Rows from a dataset of charts and code
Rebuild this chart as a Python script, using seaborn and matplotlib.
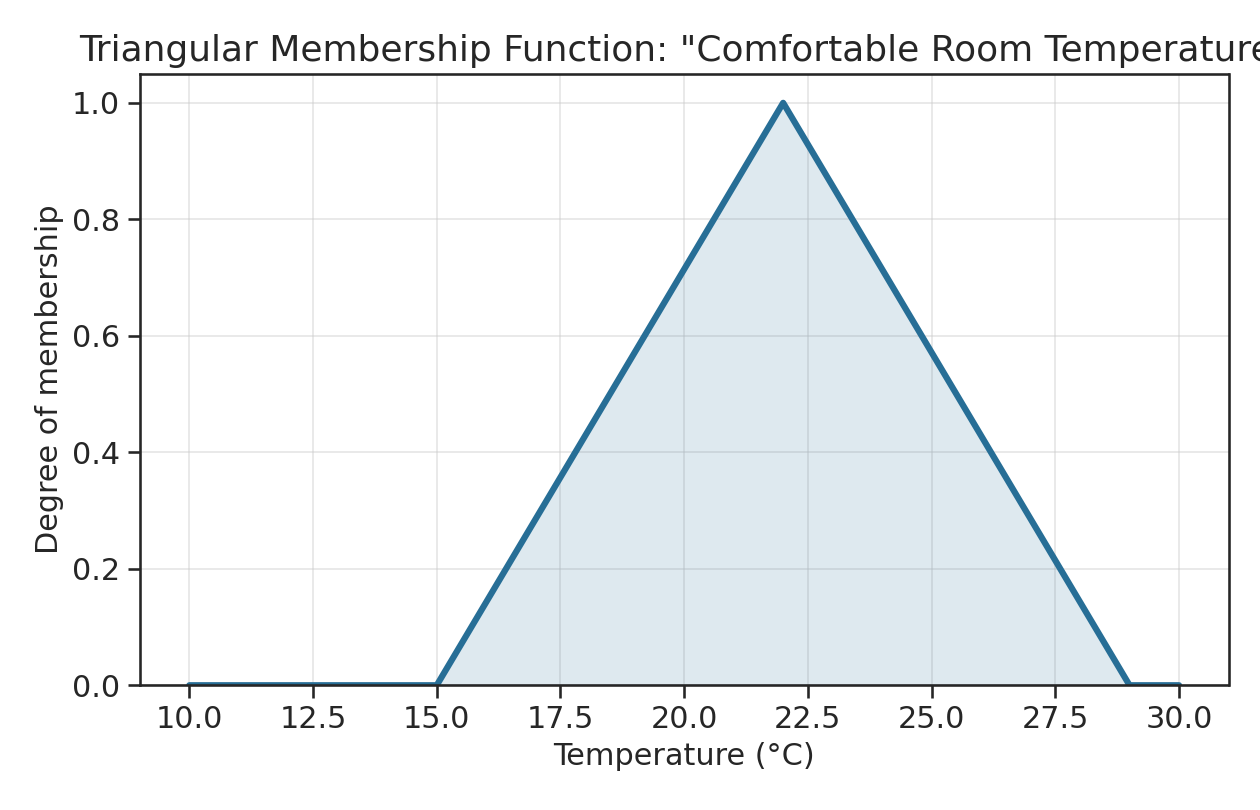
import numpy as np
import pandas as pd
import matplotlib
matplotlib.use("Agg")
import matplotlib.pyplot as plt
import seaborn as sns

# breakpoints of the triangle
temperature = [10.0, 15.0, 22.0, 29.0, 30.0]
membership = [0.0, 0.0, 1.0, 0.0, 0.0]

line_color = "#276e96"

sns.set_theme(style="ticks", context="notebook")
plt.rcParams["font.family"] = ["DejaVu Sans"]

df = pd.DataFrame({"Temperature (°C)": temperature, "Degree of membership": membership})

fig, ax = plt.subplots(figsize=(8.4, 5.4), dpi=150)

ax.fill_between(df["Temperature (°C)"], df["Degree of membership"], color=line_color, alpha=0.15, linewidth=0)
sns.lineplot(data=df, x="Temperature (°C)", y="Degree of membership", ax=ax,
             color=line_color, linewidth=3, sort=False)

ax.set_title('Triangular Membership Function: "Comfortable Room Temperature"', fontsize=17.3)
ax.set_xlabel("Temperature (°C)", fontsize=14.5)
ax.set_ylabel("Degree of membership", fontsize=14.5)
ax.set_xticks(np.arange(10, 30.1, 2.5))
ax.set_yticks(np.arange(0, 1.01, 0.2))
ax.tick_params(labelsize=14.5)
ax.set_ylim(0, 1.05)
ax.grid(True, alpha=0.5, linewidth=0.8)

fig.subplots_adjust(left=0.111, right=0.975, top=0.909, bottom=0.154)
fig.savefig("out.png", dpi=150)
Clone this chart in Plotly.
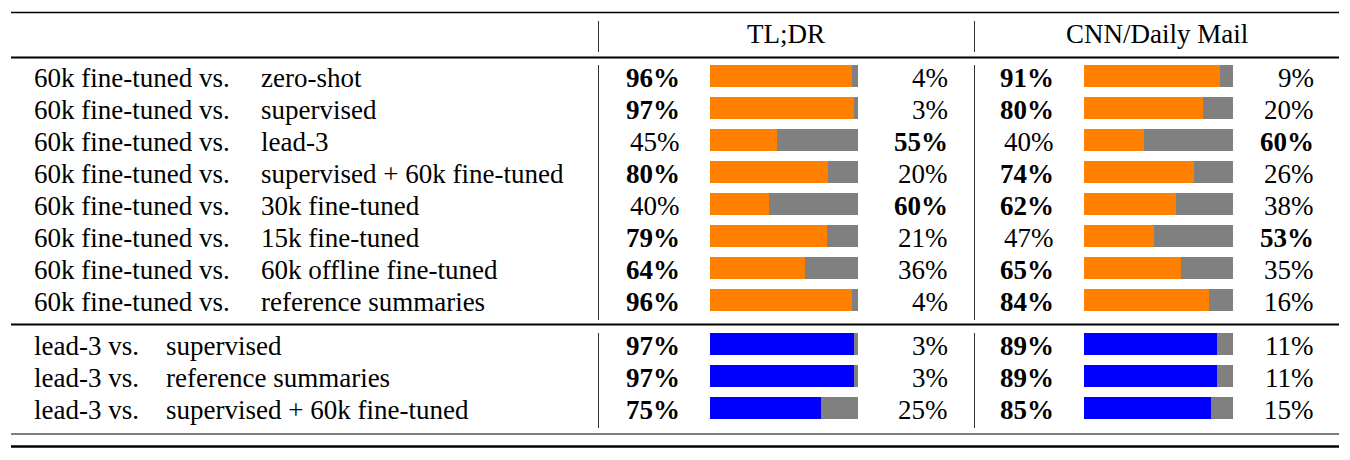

Written task -
Reproduce all of the data exactly, omitting each picture it holds.

Response -
Rebuild this chart as a Python script, using seaborn and matplotlib.
import numpy as np
import pandas as pd
import matplotlib
matplotlib.use("Agg")
import matplotlib.pyplot as plt
import seaborn as sns

# breakpoints of the triangle
temperature = [10.0, 15.0, 22.0, 29.0, 30.0]
membership = [0.0, 0.0, 1.0, 0.0, 0.0]

line_color = "#276e96"

sns.set_theme(style="ticks", context="notebook")
plt.rcParams["font.family"] = ["DejaVu Sans"]

df = pd.DataFrame({"Temperature (°C)": temperature, "Degree of membership": membership})

fig, ax = plt.subplots(figsize=(8.4, 5.4), dpi=150)

ax.fill_between(df["Temperature (°C)"], df["Degree of membership"], color=line_color, alpha=0.15, linewidth=0)
sns.lineplot(data=df, x="Temperature (°C)", y="Degree of membership", ax=ax,
             color=line_color, linewidth=3, sort=False)

ax.set_title('Triangular Membership Function: "Comfortable Room Temperature"', fontsize=17.3)
ax.set_xlabel("Temperature (°C)", fontsize=14.5)
ax.set_ylabel("Degree of membership", fontsize=14.5)
ax.set_xticks(np.arange(10, 30.1, 2.5))
ax.set_yticks(np.arange(0, 1.01, 0.2))
ax.tick_params(labelsize=14.5)
ax.set_ylim(0, 1.05)
ax.grid(True, alpha=0.5, linewidth=0.8)

fig.subplots_adjust(left=0.111, right=0.975, top=0.909, bottom=0.154)
fig.savefig("out.png", dpi=150)
Clone this chart in Plotly.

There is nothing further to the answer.